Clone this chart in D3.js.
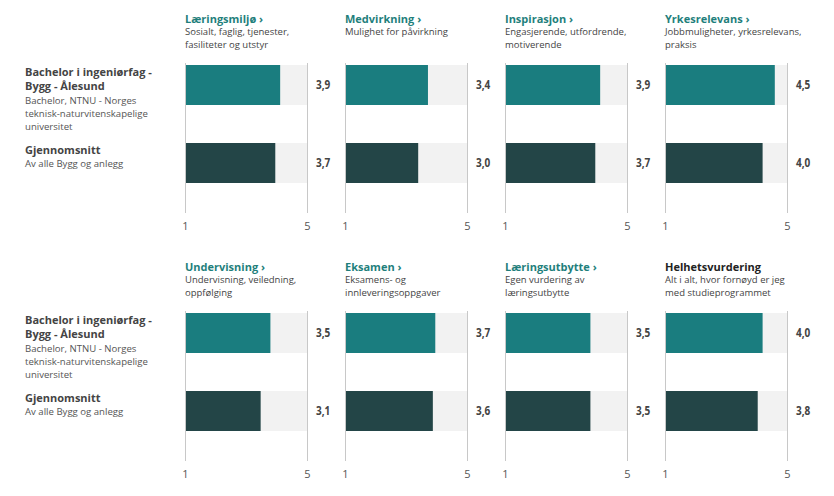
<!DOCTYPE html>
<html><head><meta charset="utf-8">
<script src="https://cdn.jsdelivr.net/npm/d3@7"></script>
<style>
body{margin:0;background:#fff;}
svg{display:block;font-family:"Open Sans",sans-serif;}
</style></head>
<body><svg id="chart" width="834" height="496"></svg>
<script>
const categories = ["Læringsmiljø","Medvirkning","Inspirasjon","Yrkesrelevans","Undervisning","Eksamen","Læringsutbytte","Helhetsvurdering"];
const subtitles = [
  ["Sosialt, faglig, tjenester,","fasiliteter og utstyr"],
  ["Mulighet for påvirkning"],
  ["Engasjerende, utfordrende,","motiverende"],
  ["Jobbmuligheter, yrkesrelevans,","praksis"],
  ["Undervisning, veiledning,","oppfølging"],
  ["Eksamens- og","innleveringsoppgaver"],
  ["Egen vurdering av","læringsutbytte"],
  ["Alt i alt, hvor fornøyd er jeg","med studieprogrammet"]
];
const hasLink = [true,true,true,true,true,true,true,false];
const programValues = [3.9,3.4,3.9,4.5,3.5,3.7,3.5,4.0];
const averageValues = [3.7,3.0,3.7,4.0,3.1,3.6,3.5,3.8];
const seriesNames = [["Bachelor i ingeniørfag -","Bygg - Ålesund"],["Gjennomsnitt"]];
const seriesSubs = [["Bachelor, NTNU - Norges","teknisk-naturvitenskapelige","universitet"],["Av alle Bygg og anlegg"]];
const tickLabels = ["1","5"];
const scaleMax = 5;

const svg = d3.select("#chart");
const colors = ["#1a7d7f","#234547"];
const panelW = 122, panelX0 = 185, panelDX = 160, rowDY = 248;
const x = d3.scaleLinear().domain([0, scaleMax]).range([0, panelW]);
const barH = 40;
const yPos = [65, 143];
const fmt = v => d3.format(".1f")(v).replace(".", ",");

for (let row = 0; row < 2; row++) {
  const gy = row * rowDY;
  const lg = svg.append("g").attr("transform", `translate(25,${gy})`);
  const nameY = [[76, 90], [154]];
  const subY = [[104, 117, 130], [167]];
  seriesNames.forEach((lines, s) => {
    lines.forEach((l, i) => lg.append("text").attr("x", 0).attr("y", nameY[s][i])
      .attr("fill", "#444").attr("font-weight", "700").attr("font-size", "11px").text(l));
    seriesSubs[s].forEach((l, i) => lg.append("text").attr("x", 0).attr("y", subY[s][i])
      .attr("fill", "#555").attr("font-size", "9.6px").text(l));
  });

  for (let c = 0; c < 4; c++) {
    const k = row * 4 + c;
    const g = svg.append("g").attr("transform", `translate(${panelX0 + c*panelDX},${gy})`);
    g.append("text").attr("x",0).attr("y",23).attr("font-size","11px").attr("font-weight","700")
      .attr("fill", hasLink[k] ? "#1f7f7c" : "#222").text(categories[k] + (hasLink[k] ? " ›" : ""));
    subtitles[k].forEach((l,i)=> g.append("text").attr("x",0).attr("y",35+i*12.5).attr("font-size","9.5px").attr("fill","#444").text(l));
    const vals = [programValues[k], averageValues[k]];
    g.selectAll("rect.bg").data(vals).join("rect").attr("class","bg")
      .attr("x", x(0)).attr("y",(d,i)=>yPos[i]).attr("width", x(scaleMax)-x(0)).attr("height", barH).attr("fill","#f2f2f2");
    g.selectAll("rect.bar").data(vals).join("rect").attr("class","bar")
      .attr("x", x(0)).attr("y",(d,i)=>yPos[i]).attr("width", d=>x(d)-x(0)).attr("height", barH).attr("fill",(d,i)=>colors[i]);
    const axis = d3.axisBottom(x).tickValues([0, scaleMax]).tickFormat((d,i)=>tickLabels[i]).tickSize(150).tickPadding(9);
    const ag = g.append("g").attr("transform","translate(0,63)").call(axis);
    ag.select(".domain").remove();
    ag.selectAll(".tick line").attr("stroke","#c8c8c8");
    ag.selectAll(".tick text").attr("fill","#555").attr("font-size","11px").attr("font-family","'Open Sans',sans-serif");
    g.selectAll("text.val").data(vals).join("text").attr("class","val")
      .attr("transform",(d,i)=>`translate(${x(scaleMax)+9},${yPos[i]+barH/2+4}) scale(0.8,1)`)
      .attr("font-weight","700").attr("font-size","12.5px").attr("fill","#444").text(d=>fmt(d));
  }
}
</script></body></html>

==

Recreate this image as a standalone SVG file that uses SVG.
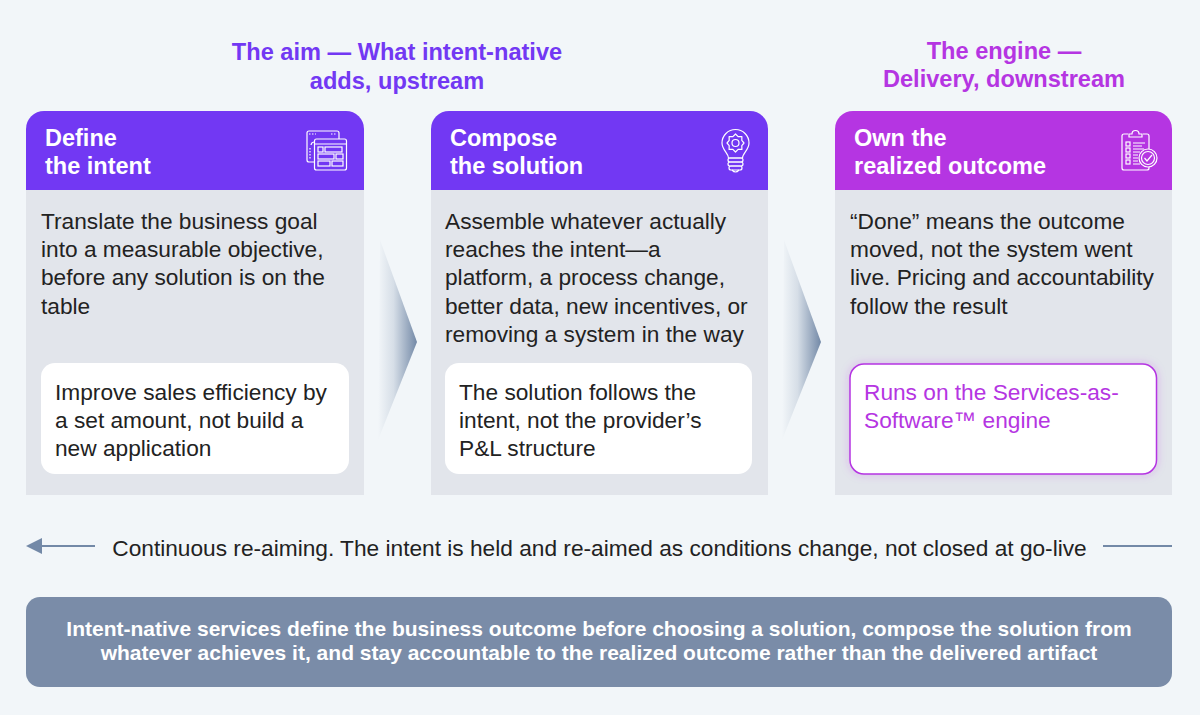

...

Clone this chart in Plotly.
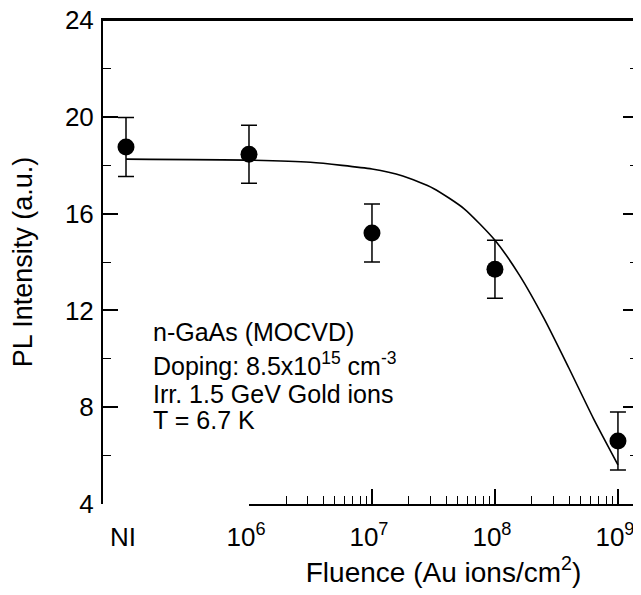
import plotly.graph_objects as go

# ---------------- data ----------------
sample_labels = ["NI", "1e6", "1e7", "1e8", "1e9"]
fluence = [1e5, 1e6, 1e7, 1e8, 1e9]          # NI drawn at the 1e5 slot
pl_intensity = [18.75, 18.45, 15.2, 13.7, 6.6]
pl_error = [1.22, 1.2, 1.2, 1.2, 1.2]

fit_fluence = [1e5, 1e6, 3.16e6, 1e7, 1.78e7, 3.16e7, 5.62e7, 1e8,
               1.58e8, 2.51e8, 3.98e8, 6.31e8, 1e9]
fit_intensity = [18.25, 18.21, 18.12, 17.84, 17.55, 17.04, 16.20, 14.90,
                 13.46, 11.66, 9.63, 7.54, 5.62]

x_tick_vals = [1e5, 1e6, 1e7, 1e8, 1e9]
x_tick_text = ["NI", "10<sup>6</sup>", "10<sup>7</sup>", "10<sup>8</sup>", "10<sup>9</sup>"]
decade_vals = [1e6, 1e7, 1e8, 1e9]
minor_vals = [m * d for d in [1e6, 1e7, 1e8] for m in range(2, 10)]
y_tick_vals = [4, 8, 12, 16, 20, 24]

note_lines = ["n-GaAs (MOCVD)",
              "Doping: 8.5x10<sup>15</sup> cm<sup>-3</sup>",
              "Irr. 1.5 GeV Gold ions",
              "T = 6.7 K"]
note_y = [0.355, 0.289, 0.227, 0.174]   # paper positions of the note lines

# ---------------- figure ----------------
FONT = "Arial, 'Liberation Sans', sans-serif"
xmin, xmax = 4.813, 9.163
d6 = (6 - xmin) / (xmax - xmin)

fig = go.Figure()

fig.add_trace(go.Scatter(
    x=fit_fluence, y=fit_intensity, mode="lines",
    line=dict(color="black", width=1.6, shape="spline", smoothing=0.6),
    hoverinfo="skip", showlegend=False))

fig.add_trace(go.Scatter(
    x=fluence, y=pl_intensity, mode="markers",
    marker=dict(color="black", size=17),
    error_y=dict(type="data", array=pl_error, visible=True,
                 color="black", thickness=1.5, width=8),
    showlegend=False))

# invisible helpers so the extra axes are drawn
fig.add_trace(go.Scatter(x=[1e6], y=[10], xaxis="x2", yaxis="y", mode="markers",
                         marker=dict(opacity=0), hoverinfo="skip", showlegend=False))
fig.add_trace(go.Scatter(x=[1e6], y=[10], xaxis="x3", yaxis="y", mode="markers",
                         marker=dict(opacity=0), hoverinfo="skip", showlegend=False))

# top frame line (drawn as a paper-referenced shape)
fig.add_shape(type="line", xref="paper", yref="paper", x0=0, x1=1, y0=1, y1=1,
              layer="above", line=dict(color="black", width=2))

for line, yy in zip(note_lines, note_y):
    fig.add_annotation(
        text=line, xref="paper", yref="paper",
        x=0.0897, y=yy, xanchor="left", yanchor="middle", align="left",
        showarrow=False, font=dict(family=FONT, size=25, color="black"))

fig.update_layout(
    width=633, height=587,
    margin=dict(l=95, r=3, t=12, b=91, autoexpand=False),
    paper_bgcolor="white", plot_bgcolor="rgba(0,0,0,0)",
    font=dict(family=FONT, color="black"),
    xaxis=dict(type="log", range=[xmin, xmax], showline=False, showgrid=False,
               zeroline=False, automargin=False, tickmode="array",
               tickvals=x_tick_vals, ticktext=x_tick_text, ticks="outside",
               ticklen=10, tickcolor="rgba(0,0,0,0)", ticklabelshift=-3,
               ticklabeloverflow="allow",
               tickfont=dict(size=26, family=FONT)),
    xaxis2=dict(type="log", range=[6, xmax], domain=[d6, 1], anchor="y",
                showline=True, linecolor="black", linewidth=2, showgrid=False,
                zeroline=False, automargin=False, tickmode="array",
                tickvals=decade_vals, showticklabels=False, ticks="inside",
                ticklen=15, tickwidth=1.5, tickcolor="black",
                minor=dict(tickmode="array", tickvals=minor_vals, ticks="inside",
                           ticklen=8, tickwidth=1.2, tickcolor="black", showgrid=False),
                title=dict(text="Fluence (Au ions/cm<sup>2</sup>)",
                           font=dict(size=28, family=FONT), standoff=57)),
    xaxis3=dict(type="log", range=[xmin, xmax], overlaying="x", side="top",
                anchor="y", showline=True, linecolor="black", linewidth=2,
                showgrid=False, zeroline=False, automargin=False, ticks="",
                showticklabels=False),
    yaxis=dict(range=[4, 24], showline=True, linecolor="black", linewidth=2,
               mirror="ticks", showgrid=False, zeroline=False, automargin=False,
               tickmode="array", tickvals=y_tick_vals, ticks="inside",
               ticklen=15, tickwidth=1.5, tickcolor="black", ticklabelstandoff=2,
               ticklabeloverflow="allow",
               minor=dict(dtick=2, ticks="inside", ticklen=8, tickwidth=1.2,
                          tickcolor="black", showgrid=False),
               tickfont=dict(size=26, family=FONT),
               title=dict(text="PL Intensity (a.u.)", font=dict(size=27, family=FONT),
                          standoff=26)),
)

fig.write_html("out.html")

# [WRITTEN REQUEST]
Pictures do not belong in the copy. Reproduce exactly the lines from the one with "Clone this chart in Plotly." to the one with "y_tick_vals = [4, 8, 12, 16, 20, 24]", both lines included.

# [WRITTEN RESPONSE]
Clone this chart in Plotly.
import plotly.graph_objects as go

# ---------------- data ----------------
sample_labels = ["NI", "1e6", "1e7", "1e8", "1e9"]
fluence = [1e5, 1e6, 1e7, 1e8, 1e9]          # NI drawn at the 1e5 slot
pl_intensity = [18.75, 18.45, 15.2, 13.7, 6.6]
pl_error = [1.22, 1.2, 1.2, 1.2, 1.2]

fit_fluence = [1e5, 1e6, 3.16e6, 1e7, 1.78e7, 3.16e7, 5.62e7, 1e8,
               1.58e8, 2.51e8, 3.98e8, 6.31e8, 1e9]
fit_intensity = [18.25, 18.21, 18.12, 17.84, 17.55, 17.04, 16.20, 14.90,
                 13.46, 11.66, 9.63, 7.54, 5.62]

x_tick_vals = [1e5, 1e6, 1e7, 1e8, 1e9]
x_tick_text = ["NI", "10<sup>6</sup>", "10<sup>7</sup>", "10<sup>8</sup>", "10<sup>9</sup>"]
decade_vals = [1e6, 1e7, 1e8, 1e9]
minor_vals = [m * d for d in [1e6, 1e7, 1e8] for m in range(2, 10)]
y_tick_vals = [4, 8, 12, 16, 20, 24]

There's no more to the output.